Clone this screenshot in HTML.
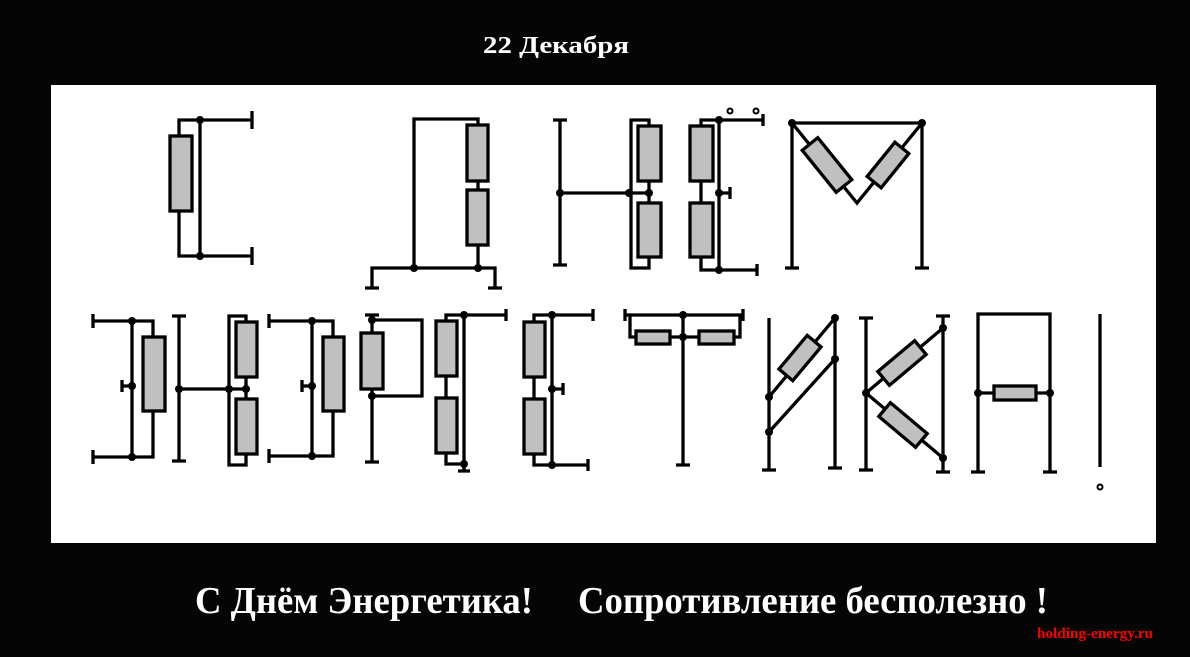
<!DOCTYPE html>
<html><head><meta charset="utf-8"><style>
html,body{margin:0;padding:0;background:#000;width:1190px;height:657px;overflow:hidden}
</style></head><body>
<svg width="1190" height="657" viewBox="0 0 1190 657" xmlns="http://www.w3.org/2000/svg">
<rect width="1190" height="657" fill="#050505"/>
<rect x="51" y="85" width="1105" height="458" fill="#fff"/>
<text x="483" y="53" font-family="Liberation Serif, serif" font-weight="bold" font-size="24" fill="#fff" textLength="146" lengthAdjust="spacingAndGlyphs">22 Декабря</text>
<text x="195" y="613" font-family="Liberation Serif, serif" font-weight="bold" font-size="38" fill="#fff" textLength="338" lengthAdjust="spacingAndGlyphs">С Днём Энергетика!</text>
<text x="578" y="613" font-family="Liberation Serif, serif" font-weight="bold" font-size="38" fill="#fff" textLength="470" lengthAdjust="spacingAndGlyphs">Сопротивление бесполезно !</text>
<text x="1037" y="638" font-family="Liberation Serif, serif" font-weight="bold" font-size="15" fill="#f00" textLength="116" lengthAdjust="spacingAndGlyphs">holding-energy.ru</text>
<g stroke="#000" stroke-width="3.3" fill="none">
<path d="M252,120H179V136M179,211V256H252M200,120V256M252,111V129M252,247V265"/>
<path d="M478,125V119H414V268M478,181V190M478,245V268M372,288V268H495V288M365,288H379M488,288H502"/>
<path d="M560,120V265M553,120H567M553,265H567M560,193H649M649,126V120H631V268H649V257M649,181V203"/>
<path d="M701,126V120H763M763,114V126M719,120V270M719,193H730M730,187V199M701,181V203M701,257V270H757M757,264V276"/>
<path d="M792,123H922M792,123V268M922,123V268M785,268H799M915,268H929M792,123L857,203L922,123"/>
<path d="M93,321H153V337M153,411V457H93M93,314V328M93,450V464M132,321V457M132,386H122M122,380V392"/>
<path d="M179,316V461M172,316H186M172,461H186M179,389H246M246,322V316H229V465H246V454M246,377V399"/>
<path d="M269,321H333V337M333,411V456H269M269,314V328M269,449V463M312,321V456M312,386H302M302,380V392"/>
<path d="M372,315V333M372,389V462M365,315H379M365,462H379M372,320H422V396H372"/>
<path d="M446,321V315H506M506,309V321M464,315V471M458,471H470M446,376V398M446,453V464H464"/>
<path d="M534,322V315H593M593,309V321M552,315V465M552,389H563M563,383V395M534,377V399M534,454V465H588M588,459V471"/>
<path d="M625,315H743M625,309V321M743,309V321M683,315V465M676,465H690M630,315V337H636M670,337H699M734,337H740V315"/>
<path d="M769,318V470M762,470H776M835,316V468M828,468H842M769,397L835,318M769,432L835,359"/>
<path d="M866,318V470M859,318H873M859,470H873M943,316V472M936,316H950M936,472H950M866,393L943,328M866,393L943,458"/>
<path d="M978,472V314H1050V472M971,472H985M1043,472H1057M978,393H1050"/>
<path d="M1100,314V467"/>
</g>
<g fill="#c0c0c0" stroke="#000" stroke-width="3.3">
<rect x="170" y="136" width="22" height="75"/>
<rect x="467" y="125" width="21" height="56"/><rect x="467" y="190" width="21" height="55"/>
<rect x="638" y="126" width="23" height="55"/><rect x="638" y="203" width="23" height="54"/>
<rect x="690" y="126" width="23" height="55"/><rect x="690" y="203" width="23" height="54"/>
<rect x="-27" y="-10" width="54" height="20" transform="translate(827,165) rotate(51)"/>
<rect x="-22" y="-9" width="44" height="18" transform="translate(888,165) rotate(-51)"/>
<rect x="143" y="337" width="22" height="74"/>
<rect x="236" y="322" width="21" height="55"/><rect x="236" y="399" width="21" height="55"/>
<rect x="323" y="337" width="21" height="74"/>
<rect x="361" y="333" width="22" height="56"/>
<rect x="436" y="321" width="21" height="55"/><rect x="436" y="398" width="21" height="55"/>
<rect x="524" y="322" width="21" height="55"/><rect x="524" y="399" width="21" height="55"/>
<rect x="636" y="331" width="34" height="13"/><rect x="699" y="331" width="35" height="13"/>
<rect x="-22" y="-9" width="44" height="18" transform="translate(800,358) rotate(-50)"/>
<rect x="-24" y="-9" width="48" height="18" transform="translate(902,363) rotate(-40)"/>
<rect x="-24" y="-9" width="48" height="18" transform="translate(903,425) rotate(40)"/>
<rect x="994" y="386" width="42" height="14"/>
</g>
<g fill="#000">
<circle cx="200" cy="120" r="4"/><circle cx="200" cy="256" r="4"/>
<circle cx="414" cy="268" r="4"/><circle cx="478" cy="268" r="4"/>
<circle cx="560" cy="193" r="4"/><circle cx="629" cy="193" r="4"/><circle cx="649" cy="193" r="4"/>
<circle cx="719" cy="120" r="4"/><circle cx="719" cy="193" r="4"/><circle cx="719" cy="270" r="4"/>
<circle cx="792" cy="123" r="4"/><circle cx="922" cy="123" r="4"/>
<circle cx="132" cy="321" r="4"/><circle cx="132" cy="386" r="4"/><circle cx="132" cy="457" r="4"/>
<circle cx="179" cy="389" r="4"/><circle cx="229" cy="389" r="4"/><circle cx="246" cy="389" r="4"/>
<circle cx="312" cy="321" r="4"/><circle cx="312" cy="386" r="4"/><circle cx="312" cy="456" r="4"/>
<circle cx="372" cy="320" r="4"/><circle cx="372" cy="396" r="4"/>
<circle cx="464" cy="315" r="4"/><circle cx="464" cy="464" r="4"/>
<circle cx="552" cy="315" r="4"/><circle cx="552" cy="389" r="4"/><circle cx="552" cy="465" r="4"/>
<circle cx="683" cy="315" r="4"/><circle cx="683" cy="337" r="4"/>
<circle cx="769" cy="397" r="4"/><circle cx="769" cy="432" r="4"/><circle cx="835" cy="318" r="4"/><circle cx="835" cy="359" r="4"/>
<circle cx="866" cy="393" r="4"/><circle cx="943" cy="328" r="4"/><circle cx="943" cy="458" r="4"/>
<circle cx="978" cy="393" r="4"/><circle cx="1050" cy="393" r="4"/>
</g>
<g fill="none" stroke="#000" stroke-width="2">
<circle cx="730" cy="111" r="2.5"/><circle cx="756" cy="111" r="2.5"/><circle cx="1100" cy="487" r="2.5"/>
</g>
</svg>
</body></html>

> Your objective
Reproduce every line precisely as given, omitting all pictures.

> Output for this task
Clone this screenshot in HTML.
<!DOCTYPE html>
<html><head><meta charset="utf-8"><style>
html,body{margin:0;padding:0;background:#000;width:1190px;height:657px;overflow:hidden}
</style></head><body>
<svg width="1190" height="657" viewBox="0 0 1190 657" xmlns="http://www.w3.org/2000/svg">
<rect width="1190" height="657" fill="#050505"/>
<rect x="51" y="85" width="1105" height="458" fill="#fff"/>
<text x="483" y="53" font-family="Liberation Serif, serif" font-weight="bold" font-size="24" fill="#fff" textLength="146" lengthAdjust="spacingAndGlyphs">22 Декабря</text>
<text x="195" y="613" font-family="Liberation Serif, serif" font-weight="bold" font-size="38" fill="#fff" textLength="338" lengthAdjust="spacingAndGlyphs">С Днём Энергетика!</text>
<text x="578" y="613" font-family="Liberation Serif, serif" font-weight="bold" font-size="38" fill="#fff" textLength="470" lengthAdjust="spacingAndGlyphs">Сопротивление бесполезно !</text>
<text x="1037" y="638" font-family="Liberation Serif, serif" font-weight="bold" font-size="15" fill="#f00" textLength="116" lengthAdjust="spacingAndGlyphs">holding-energy.ru</text>
<g stroke="#000" stroke-width="3.3" fill="none">
<path d="M252,120H179V136M179,211V256H252M200,120V256M252,111V129M252,247V265"/>
<path d="M478,125V119H414V268M478,181V190M478,245V268M372,288V268H495V288M365,288H379M488,288H502"/>
<path d="M560,120V265M553,120H567M553,265H567M560,193H649M649,126V120H631V268H649V257M649,181V203"/>
<path d="M701,126V120H763M763,114V126M719,120V270M719,193H730M730,187V199M701,181V203M701,257V270H757M757,264V276"/>
<path d="M792,123H922M792,123V268M922,123V268M785,268H799M915,268H929M792,123L857,203L922,123"/>
<path d="M93,321H153V337M153,411V457H93M93,314V328M93,450V464M132,321V457M132,386H122M122,380V392"/>
<path d="M179,316V461M172,316H186M172,461H186M179,389H246M246,322V316H229V465H246V454M246,377V399"/>
<path d="M269,321H333V337M333,411V456H269M269,314V328M269,449V463M312,321V456M312,386H302M302,380V392"/>
<path d="M372,315V333M372,389V462M365,315H379M365,462H379M372,320H422V396H372"/>
<path d="M446,321V315H506M506,309V321M464,315V471M458,471H470M446,376V398M446,453V464H464"/>
<path d="M534,322V315H593M593,309V321M552,315V465M552,389H563M563,383V395M534,377V399M534,454V465H588M588,459V471"/>
<path d="M625,315H743M625,309V321M743,309V321M683,315V465M676,465H690M630,315V337H636M670,337H699M734,337H740V315"/>
<path d="M769,318V470M762,470H776M835,316V468M828,468H842M769,397L835,318M769,432L835,359"/>
<path d="M866,318V470M859,318H873M859,470H873M943,316V472M936,316H950M936,472H950M866,393L943,328M866,393L943,458"/>
<path d="M978,472V314H1050V472M971,472H985M1043,472H1057M978,393H1050"/>
<path d="M1100,314V467"/>
</g>
<g fill="#c0c0c0" stroke="#000" stroke-width="3.3">
<rect x="170" y="136" width="22" height="75"/>
<rect x="467" y="125" width="21" height="56"/><rect x="467" y="190" width="21" height="55"/>
<rect x="638" y="126" width="23" height="55"/><rect x="638" y="203" width="23" height="54"/>
<rect x="690" y="126" width="23" height="55"/><rect x="690" y="203" width="23" height="54"/>
<rect x="-27" y="-10" width="54" height="20" transform="translate(827,165) rotate(51)"/>
<rect x="-22" y="-9" width="44" height="18" transform="translate(888,165) rotate(-51)"/>
<rect x="143" y="337" width="22" height="74"/>
<rect x="236" y="322" width="21" height="55"/><rect x="236" y="399" width="21" height="55"/>
<rect x="323" y="337" width="21" height="74"/>
<rect x="361" y="333" width="22" height="56"/>
<rect x="436" y="321" width="21" height="55"/><rect x="436" y="398" width="21" height="55"/>
<rect x="524" y="322" width="21" height="55"/><rect x="524" y="399" width="21" height="55"/>
<rect x="636" y="331" width="34" height="13"/><rect x="699" y="331" width="35" height="13"/>
<rect x="-22" y="-9" width="44" height="18" transform="translate(800,358) rotate(-50)"/>
<rect x="-24" y="-9" width="48" height="18" transform="translate(902,363) rotate(-40)"/>
<rect x="-24" y="-9" width="48" height="18" transform="translate(903,425) rotate(40)"/>
<rect x="994" y="386" width="42" height="14"/>
</g>
<g fill="#000">
<circle cx="200" cy="120" r="4"/><circle cx="200" cy="256" r="4"/>
<circle cx="414" cy="268" r="4"/><circle cx="478" cy="268" r="4"/>
<circle cx="560" cy="193" r="4"/><circle cx="629" cy="193" r="4"/><circle cx="649" cy="193" r="4"/>
<circle cx="719" cy="120" r="4"/><circle cx="719" cy="193" r="4"/><circle cx="719" cy="270" r="4"/>
<circle cx="792" cy="123" r="4"/><circle cx="922" cy="123" r="4"/>
<circle cx="132" cy="321" r="4"/><circle cx="132" cy="386" r="4"/><circle cx="132" cy="457" r="4"/>
<circle cx="179" cy="389" r="4"/><circle cx="229" cy="389" r="4"/><circle cx="246" cy="389" r="4"/>
<circle cx="312" cy="321" r="4"/><circle cx="312" cy="386" r="4"/><circle cx="312" cy="456" r="4"/>
<circle cx="372" cy="320" r="4"/><circle cx="372" cy="396" r="4"/>
<circle cx="464" cy="315" r="4"/><circle cx="464" cy="464" r="4"/>
<circle cx="552" cy="315" r="4"/><circle cx="552" cy="389" r="4"/><circle cx="552" cy="465" r="4"/>
<circle cx="683" cy="315" r="4"/><circle cx="683" cy="337" r="4"/>
<circle cx="769" cy="397" r="4"/><circle cx="769" cy="432" r="4"/><circle cx="835" cy="318" r="4"/><circle cx="835" cy="359" r="4"/>
<circle cx="866" cy="393" r="4"/><circle cx="943" cy="328" r="4"/><circle cx="943" cy="458" r="4"/>
<circle cx="978" cy="393" r="4"/><circle cx="1050" cy="393" r="4"/>
</g>
<g fill="none" stroke="#000" stroke-width="2">
<circle cx="730" cy="111" r="2.5"/><circle cx="756" cy="111" r="2.5"/><circle cx="1100" cy="487" r="2.5"/>
</g>
</svg>
</body></html>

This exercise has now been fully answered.